60-65% is what you typically might want to aim for in order to get steady, reliable OLTP performance (close to 90-100% for warehousing - where you control the workload very carefully).

and don't forget - when the OS says "we were 50% busy over the last second", that could mean "we were 100% utilized with run queues populated for 1/2 of a second and then idle with no run queues"

everything is averaged out...


In addition - many times the OS would prefer you to run on the last cpu you used as much of your working set might already be loaded up on the L1/L2 caches. It is expensive to get context switched on and off a single cpu. It is hugely expensive to have to move from cpu to cpu as well.


Update 2024: In this respect, "CPU" below can be used (relatively) interchangably with a single core. Each core can be 0 or 100 busy

Rating

  (3 ratings)

Is this answer out of date? If it is, please let us know via a Comment

Comments

CPU capacity planning

A User, October 16, 2012 - 6:32 am UTC

Dear Tom,

Aim is to :

CPU Utilization forecast..

today we are at 80% CPU utilization.. ( average)
Next to see the volume growth we want to estimate , how much CPU utilization would it go...

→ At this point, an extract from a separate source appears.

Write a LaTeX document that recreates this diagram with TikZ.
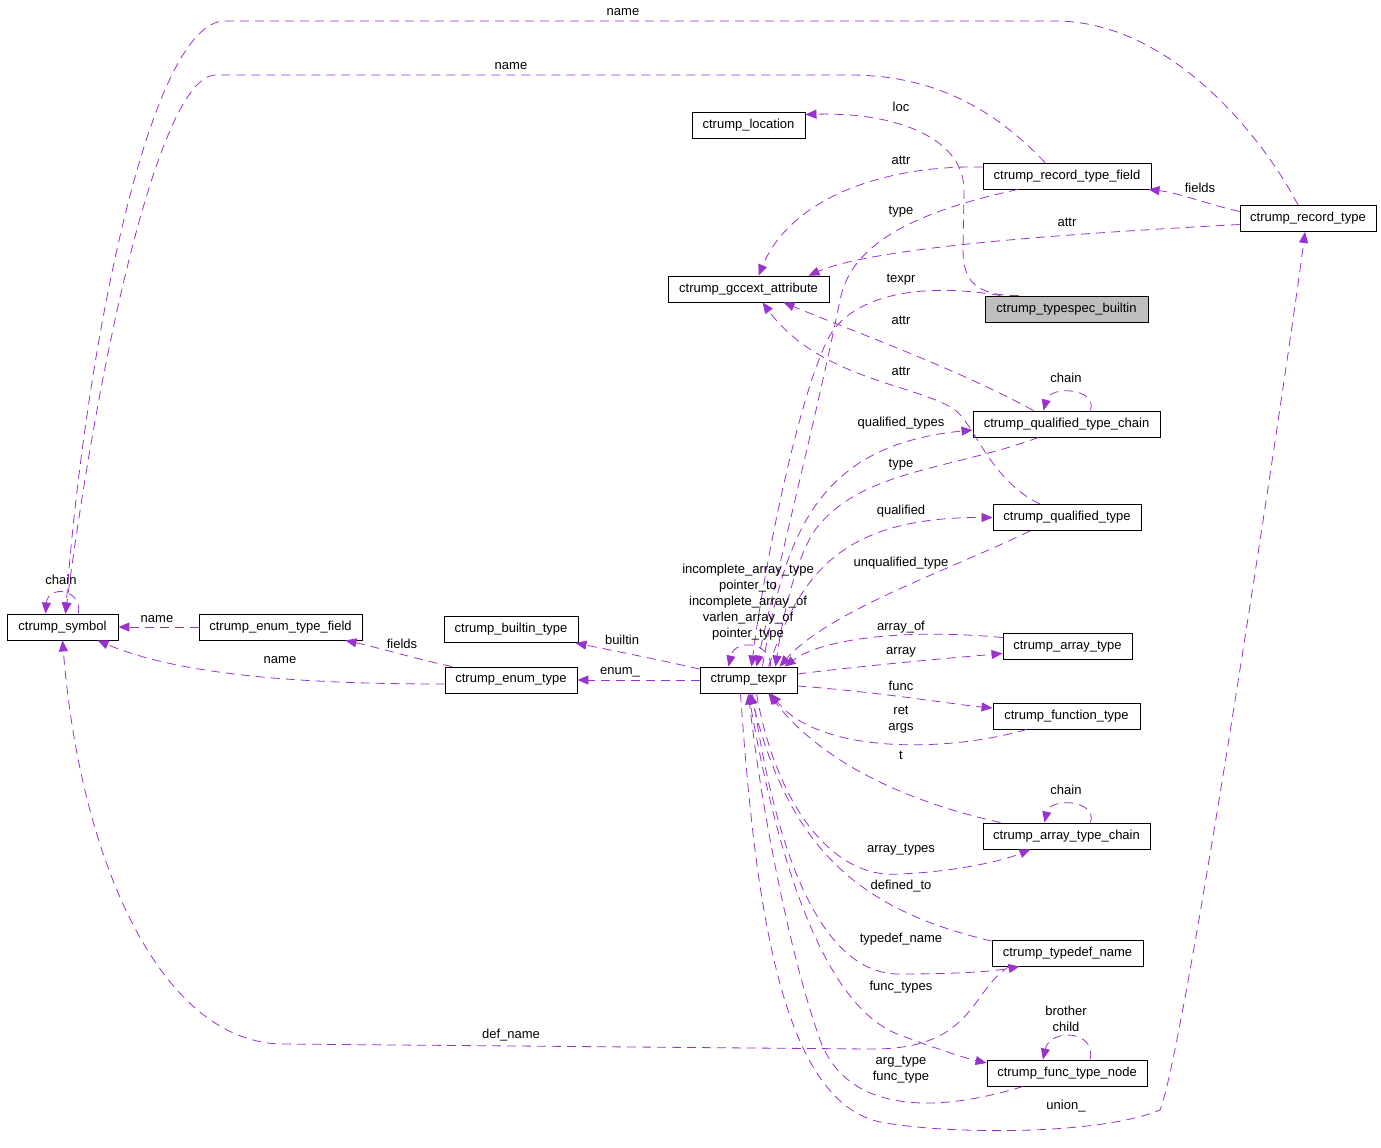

I know you would say - Benchmark it.
But, without that would it be possible to find the current utilization Vs current load on the system
and then using extrapolation we reach on some stats :
that x load... has 80% CPU utilized
y load ( increased load) .... would have xx% CPU utilized ( where xx >80)

What would be best starting point to begin with ( AWR/OS Utility..etc)

regards


Tom Kyte
October 16, 2012 - 9:59 am UTC

if you are at 80% utilization on an OLTP system, you are already past maximum CPU usage (it should be in the 60's to very low 70's at best)


you cannot add more load to this system, you need more memory, cpu and disk IO (you typically cannot add more of one resource without adding more of all resources unless you oversized something already)

you are right on the knee of the hockey stick of response times


R|                   x 
e|                  x
s|                 x
p|                x 
 |               x
t|              x
i|             x
m|xxxxxxxxxxxx
e|------------------------------
 10 20.. 70 80  90  100
    cpu utilization
            ^
            ^
you are right here



increase your workload and bamm, things will fall apart very quickly.

A Reader, October 17, 2012 - 7:27 am UTC

Dear Tom,
thanks for your reply.


I have seen you saying that either you use it or lose it... do you mean for non OLTP systems we can have utlization closer to full.?

regarding
...if you are at 80% utilization on an OLTP system, you are already past maximum CPU usage (it should be in the 60's to very low 70's at best)

what are the rationales behind these figures 60s and 70s.?

regards
Tom Kyte
October 17, 2012 - 3:20 pm UTC

in a warehouse, where you control the load on the system exactly and precisely (like when you are doing a load, you are in total control) you can get higher - near 90/100%.

In OLTP where things arrive totally randomly, chaotically - you have to leave some breathing room or the machine will appear to sporadically freeze.


The rational in the 60's is the original answer (what are your chances of getting scheduled) and the fact that in OLTP you want to get your request satisfied right away without waiting. Once you start waiting - response times become erratic, the system starts spending more time queueing processes than running them and queueing theory dictates that things will break down.

Just like the lines at the toll booth when people arrive in clumps, traffic jams result. if those people had arrived in a nice pattern - they'd have gotten through the toll faster.

Does the 60% utilization theory still hold true for multi-core CPUs?

Scott, April 24, 2024 - 6:36 am UTC

Say a CPU has 10 cores, if 9 out of 10 cores are occupied, the CPU utilization is 90%, can another process still use the last idle core?
Connor McDonald
April 30, 2024 - 4:54 am UTC

Regarding Tom's original answer, you can reasonably use CPU and *single* core interchangeably.

Hence a core is either running at 0 or 100 percent. If half your cores are running flat, you'd likely see your "CPU" reporting 50% utilisation.

For me, I'm generally more concerned with "waiting for CPU" as being the true measure of whether a machine is under stress. If that's non-zero, then no matter what your CPU utilisation is reporting, there is work that could *not* make it onto the CPU.

(Don't even get me started on modern machines which now have performance cores versus efficiency cores and the like).